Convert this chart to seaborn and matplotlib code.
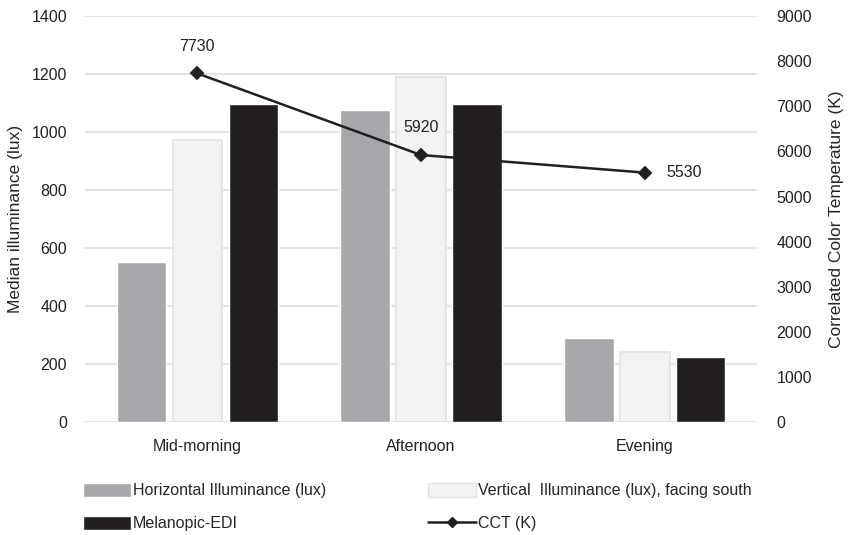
import seaborn as sns
import matplotlib.pyplot as plt
import pandas as pd
from matplotlib.patches import Patch
from matplotlib.lines import Line2D

periods = ['Mid-morning', 'Afternoon', 'Evening']
horizontal = [552, 1076, 290]
vertical = [972, 1190, 242]
melanopic = [1097, 1097, 223]
cct = [7730, 5920, 5530]

series_names = ['Horizontal Illuminance (lux)',
                'Vertical  Illuminance (lux), facing south',
                'Melanopic-EDI']

df = pd.DataFrame({
    'period': periods * 3,
    'value': horizontal + vertical + melanopic,
    'series': [series_names[0]] * 3 + [series_names[1]] * 3 + [series_names[2]] * 3,
})

sns.set_style('white')
plt.rcParams['font.family'] = ['Liberation Sans', 'DejaVu Sans']
plt.rcParams['font.size'] = 11.5

fig, ax = plt.subplots(figsize=(8.61, 5.35), dpi=100)
fig.subplots_adjust(left=0.099, right=0.879, top=0.970, bottom=0.211)

palette = {series_names[0]: '#a7a8ab', series_names[1]: '#f2f3f3', series_names[2]: '#231f20'}
sns.barplot(data=df, x='period', y='value', hue='series', palette=palette,
            width=0.75, gap=0.12, ax=ax, legend=False, saturation=1, zorder=3)
# light outline on the pale bars
for p in ax.patches[3:6]:
    p.set_edgecolor('#e2e3e3')
    p.set_linewidth(1.2)

ax.set_ylim(0, 1400)
ax.set_yticks(range(0, 1401, 200))
ax.yaxis.grid(True, color='#e3e3e3', linewidth=1.5, zorder=0)
ax.set_axisbelow(True)
ax.set_xlabel('')
ax.set_ylabel('Median illuminance (lux)', fontsize=12.5, labelpad=6)
for s in ax.spines.values():
    s.set_visible(False)
ax.tick_params(axis='y', length=0, labelsize=11.5, colors='#222222', pad=13)
ax.tick_params(axis='x', length=0, labelsize=11.5, colors='#222222', pad=12)

ax2 = ax.twinx()
sns.pointplot(x=periods, y=cct, ax=ax2, color='#231f20', markers='D',
              markersize=6, linewidth=1.8)
ax2.set_ylim(0, 9000)
ax2.set_yticks(range(0, 9001, 1000))
ax2.set_ylabel('Correlated Color Temperature (K)', fontsize=12.5, labelpad=12)
for s in ax2.spines.values():
    s.set_visible(False)
ax2.tick_params(axis='y', length=0, labelsize=11.5, colors='#222222', pad=14)
ax2.tick_params(axis='x', length=0, labelsize=11.5, colors='#222222', pad=12)
ax2.set_xlabel('')

offsets = [(0, 19), (0, 20), (28, 0)]
for i, (v, off) in enumerate(zip(cct, offsets)):
    ax2.annotate(str(v), (i, v), xytext=off, textcoords='offset points',
                 ha='center', va='center', fontsize=11.5, color='#222222')

handles = [Patch(facecolor='#a7a8ab'),
           Patch(facecolor='#231f20'),
           Patch(facecolor='#f2f3f3', edgecolor='#e2e3e3'),
           Line2D([0], [0], color='#231f20', lw=1.8, marker='D', markersize=5)]
labels = [series_names[0], series_names[2], series_names[1], 'CCT (K)']
fig.legend(handles, labels, loc='lower left', bbox_to_anchor=(0.08, -0.02),
           ncol=2, frameon=False, fontsize=11.5, handlelength=3.0,
           handleheight=1.0, handletextpad=0.1, columnspacing=6.4,
           labelspacing=1.1)

plt.savefig('out.png', dpi=100)
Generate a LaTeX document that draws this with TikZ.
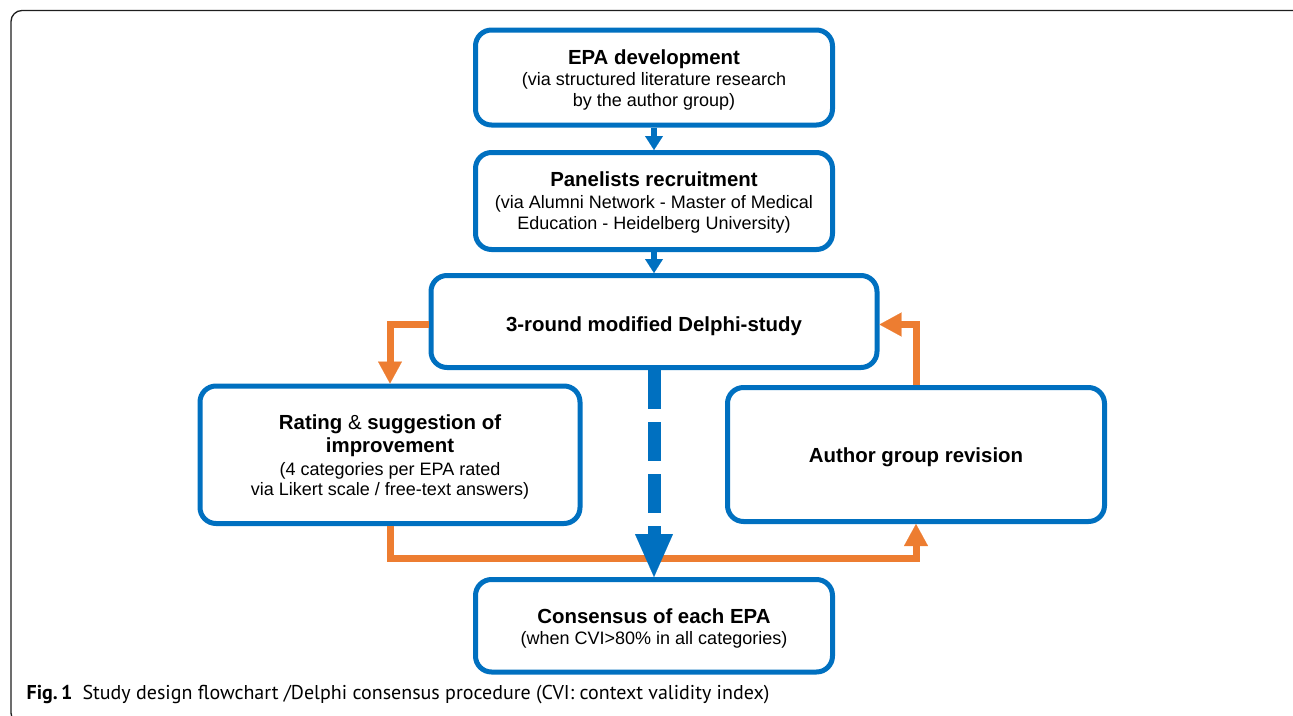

Set task:
Leave the pictures out and repeat exactly the lines from the beginning of the records to the line bearing "plt.rcParams['font.size'] = 11.5", both ends counted.

Written response:
Convert this chart to seaborn and matplotlib code.
import seaborn as sns
import matplotlib.pyplot as plt
import pandas as pd
from matplotlib.patches import Patch
from matplotlib.lines import Line2D

periods = ['Mid-morning', 'Afternoon', 'Evening']
horizontal = [552, 1076, 290]
vertical = [972, 1190, 242]
melanopic = [1097, 1097, 223]
cct = [7730, 5920, 5530]

series_names = ['Horizontal Illuminance (lux)',
                'Vertical  Illuminance (lux), facing south',
                'Melanopic-EDI']

df = pd.DataFrame({
    'period': periods * 3,
    'value': horizontal + vertical + melanopic,
    'series': [series_names[0]] * 3 + [series_names[1]] * 3 + [series_names[2]] * 3,
})

sns.set_style('white')
plt.rcParams['font.family'] = ['Liberation Sans', 'DejaVu Sans']
plt.rcParams['font.size'] = 11.5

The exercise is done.